• _What to do_
Restate, exactly and without pictures, the lines from the start of the listing below through the line holding "marker_line_width=0, width=0.72))".

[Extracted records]
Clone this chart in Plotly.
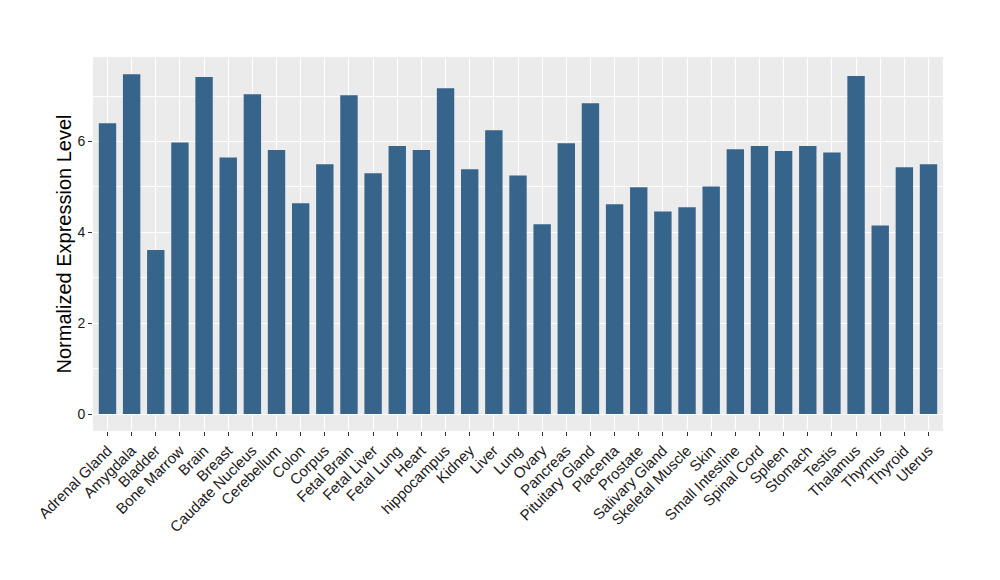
import plotly.graph_objects as go

categories = ["Adrenal Gland", "Amygdala", "Bladder", "Bone Marrow", "Brain", "Breast",
              "Caudate Nucleus", "Cerebellum", "Colon", "Corpus", "Fetal Brain", "Fetal Liver",
              "Fetal Lung", "Heart", "hippocampus", "Kidney", "Liver", "Lung", "Ovary",
              "Pancreas", "Pituitary Gland", "Placenta", "Prostate", "Salivary Gland",
              "Skeletal Muscle", "Skin", "Small Intestine", "Spinal Cord", "Spleen", "Stomach",
              "Testis", "Thalamus", "Thymus", "Thyroid", "Uterus"]
values = [6.40, 7.48, 3.61, 5.98, 7.42, 5.65, 7.04, 5.81, 4.64, 5.50, 7.02, 5.30,
          5.90, 5.81, 7.17, 5.39, 6.25, 5.25, 4.18, 5.96, 6.84, 4.62, 4.99, 4.46,
          4.55, 5.01, 5.83, 5.90, 5.79, 5.90, 5.76, 7.44, 4.15, 5.43, 5.50]
y_ticks = [0, 2, 4, 6]

fig = go.Figure()
fig.add_trace(go.Bar(x=categories, y=values, marker_color="#36648B",
                     marker_line_width=0, width=0.72))

fig.update_layout(
    width=1000, height=580,
    margin=dict(l=85, r=65, t=49, b=157, autoexpand=False),
    paper_bgcolor="white", plot_bgcolor="#EBEBEB",
    font=dict(family="Liberation Sans, Arial, sans-serif", color="#1a1a1a"),
    showlegend=False,
)
fig.update_xaxes(
    type="category", range=[-0.6, len(categories) - 0.4], automargin=False,
    showgrid=True, gridcolor="white", gridwidth=1.1,
    tickangle=-45, tickfont=dict(size=15, color="#1a1a1a"),
    ticks="outside", ticklen=4, tickcolor="#333333", tickwidth=1,
    showline=False, zeroline=False,
)
fig.update_yaxes(
    range=[-0.374, 7.86], tickvals=y_ticks, automargin=False,
    showgrid=True, gridcolor="white", gridwidth=1.1,
    minor=dict(dtick=1, tick0=0, showgrid=True, gridcolor="white", gridwidth=0.5),
    ticks="outside", ticklen=4, tickcolor="#333333", tickwidth=1,
    tickfont=dict(size=14, color="#1a1a1a"),
    title=dict(text="Normalized Expression Level", font=dict(size=20, color="black"), standoff=0),
    zeroline=False, showline=False,
)

fig.write_html("out.html")
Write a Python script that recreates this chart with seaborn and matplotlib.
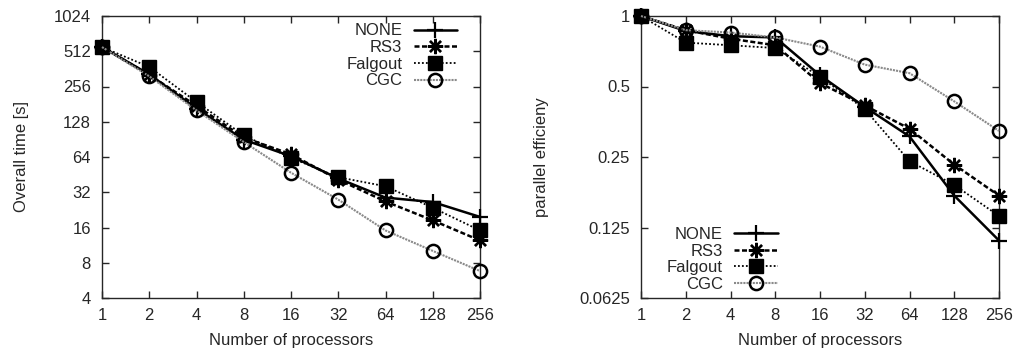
import matplotlib
matplotlib.use("Agg")
import matplotlib.pyplot as plt
import seaborn as sns
import pandas as pd
from matplotlib.ticker import FixedLocator, FixedFormatter, NullLocator

procs = [1, 2, 4, 8, 16, 32, 64, 128, 256]
series_names = ["NONE", "RS3", "Falgout", "CGC"]

time_none = [556, 325, 166, 90, 65, 42, 28.8, 26.4, 19.7]
time_rs3 = [556, 322, 175, 94, 67.5, 41, 26.7, 18.4, 12.4]
time_falgout = [556, 376, 189, 98, 63, 43, 36, 23.6, 15.1]
time_cgc = [556, 313, 160, 86, 47, 27.7, 15.1, 10.1, 6.8]

eff_none = [1.0, 0.863, 0.82, 0.81, 0.558, 0.409, 0.306, 0.171, 0.110]
eff_rs3 = [1.0, 0.87, 0.80, 0.75, 0.517, 0.415, 0.33, 0.232, 0.171]
eff_falgout = [1.0, 0.77, 0.75, 0.73, 0.55, 0.40, 0.24, 0.19, 0.14]
eff_cgc = [1.0, 0.87, 0.85, 0.81, 0.74, 0.62, 0.57, 0.432, 0.323]

time_ticks = [4, 8, 16, 32, 64, 128, 256, 512, 1024]
eff_ticks = [0.0625, 0.125, 0.25, 0.5, 1]
eff_tick_labels = ["0.0625", "0.125", "0.25", "0.5", "1"]

styles = {
    "NONE": dict(color="black", linestyle="-", marker="+", markersize=12, lw=1.8, mew=1.6, mec="black"),
    "RS3": dict(color="black", linestyle=(0, (2.0, 1.0)), marker=(8, 2, 0), markersize=11, lw=1.8, mew=1.7, mec="black"),
    "Falgout": dict(color="black", linestyle=(0, (1, 1.2)), marker="s", markersize=10, lw=1.3, mew=1, mec="black"),
    "CGC": dict(color="#8a8a8a", linestyle=(0, (1, 0.5)), marker="o", markersize=9.5, lw=1.5, mew=1.8, mec="black", mfc="none"),
}

sns.set_style("ticks")
plt.rcParams["font.family"] = ["Liberation Sans", "DejaVu Sans"]
FS = 12

fig = plt.figure(figsize=(10.16, 3.53), dpi=100)
ax1 = fig.add_axes([102/1016, 1-298/353, (480-102)/1016, (298-16)/353])
ax2 = fig.add_axes([641/1016, 1-298/353, (999-641)/1016, (298-16)/353])

time_data = {"NONE": time_none, "RS3": time_rs3, "Falgout": time_falgout, "CGC": time_cgc}
eff_data = {"NONE": eff_none, "RS3": eff_rs3, "Falgout": eff_falgout, "CGC": eff_cgc}

for ax, data in [(ax1, time_data), (ax2, eff_data)]:
    for name in series_names:
        df = pd.DataFrame({"p": procs, "v": data[name]})
        st = styles[name]
        kw = dict(markersize=st["markersize"], markeredgewidth=st["mew"], markeredgecolor=st["mec"])
        kw["markerfacecolor"] = st.get("mfc", "black")
        sns.lineplot(data=df, x="p", y="v", ax=ax, color=st["color"], linestyle=st["linestyle"],
                     marker=st["marker"], lw=st["lw"], label=name, clip_on=False, zorder=3, **kw)
    ax.set_xscale("log", base=2)
    ax.set_yscale("log", base=2)
    ax.set_xlim(1, 256)
    ax.xaxis.set_major_locator(FixedLocator(procs))
    ax.xaxis.set_major_formatter(FixedFormatter([str(p) for p in procs]))
    ax.xaxis.set_minor_locator(NullLocator())
    ax.yaxis.set_minor_locator(NullLocator())
    ax.tick_params(direction="in", which="both", top=True, right=True, length=5, width=1,
                   labelsize=FS)
    ax.tick_params(axis="x", pad=7)
    ax.tick_params(axis="y", pad=8)
    for s in ax.spines.values():
        s.set_visible(True)
        s.set_linewidth(1)
    ax.set_xlabel("Number of processors", fontsize=FS)
    ax.xaxis.set_label_coords(0.5, (298-333)/282, transform=ax.transAxes)

ax1.set_ylim(4, 1024)
ax1.yaxis.set_major_locator(FixedLocator(time_ticks))
ax1.yaxis.set_major_formatter(FixedFormatter([str(t) for t in time_ticks]))
ax1.set_ylabel("Overall time [s]", fontsize=FS)
ax1.yaxis.set_label_coords((29-102)/378, 0.5)

ax2.set_ylim(0.0625, 1)
ax2.yaxis.set_major_locator(FixedLocator(eff_ticks))
ax2.yaxis.set_major_formatter(FixedFormatter(eff_tick_labels))
ax2.set_ylabel("parallel efficieny", fontsize=FS)
ax2.yaxis.set_label_coords((549-641)/358, 0.5)

for ax, loc, anchor in [(ax1, "upper right", (0.966, 1.009)), (ax2, "lower left", (0.044, -0.014))]:
    leg = ax.legend(loc=loc, bbox_to_anchor=anchor, frameon=False, markerfirst=False,
                    handlelength=2.6, handletextpad=0.7, labelspacing=0.1, fontsize=FS,
                    borderaxespad=0.2)
    leg._legend_box.align = "right"
    for t in leg.get_texts():
        t.set_ha("right")

fig.savefig("out.png", dpi=100)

• _Result for this exercise_
Clone this chart in Plotly.
import plotly.graph_objects as go

categories = ["Adrenal Gland", "Amygdala", "Bladder", "Bone Marrow", "Brain", "Breast",
              "Caudate Nucleus", "Cerebellum", "Colon", "Corpus", "Fetal Brain", "Fetal Liver",
              "Fetal Lung", "Heart", "hippocampus", "Kidney", "Liver", "Lung", "Ovary",
              "Pancreas", "Pituitary Gland", "Placenta", "Prostate", "Salivary Gland",
              "Skeletal Muscle", "Skin", "Small Intestine", "Spinal Cord", "Spleen", "Stomach",
              "Testis", "Thalamus", "Thymus", "Thyroid", "Uterus"]
values = [6.40, 7.48, 3.61, 5.98, 7.42, 5.65, 7.04, 5.81, 4.64, 5.50, 7.02, 5.30,
          5.90, 5.81, 7.17, 5.39, 6.25, 5.25, 4.18, 5.96, 6.84, 4.62, 4.99, 4.46,
          4.55, 5.01, 5.83, 5.90, 5.79, 5.90, 5.76, 7.44, 4.15, 5.43, 5.50]
y_ticks = [0, 2, 4, 6]

fig = go.Figure()
fig.add_trace(go.Bar(x=categories, y=values, marker_color="#36648B",
                     marker_line_width=0, width=0.72))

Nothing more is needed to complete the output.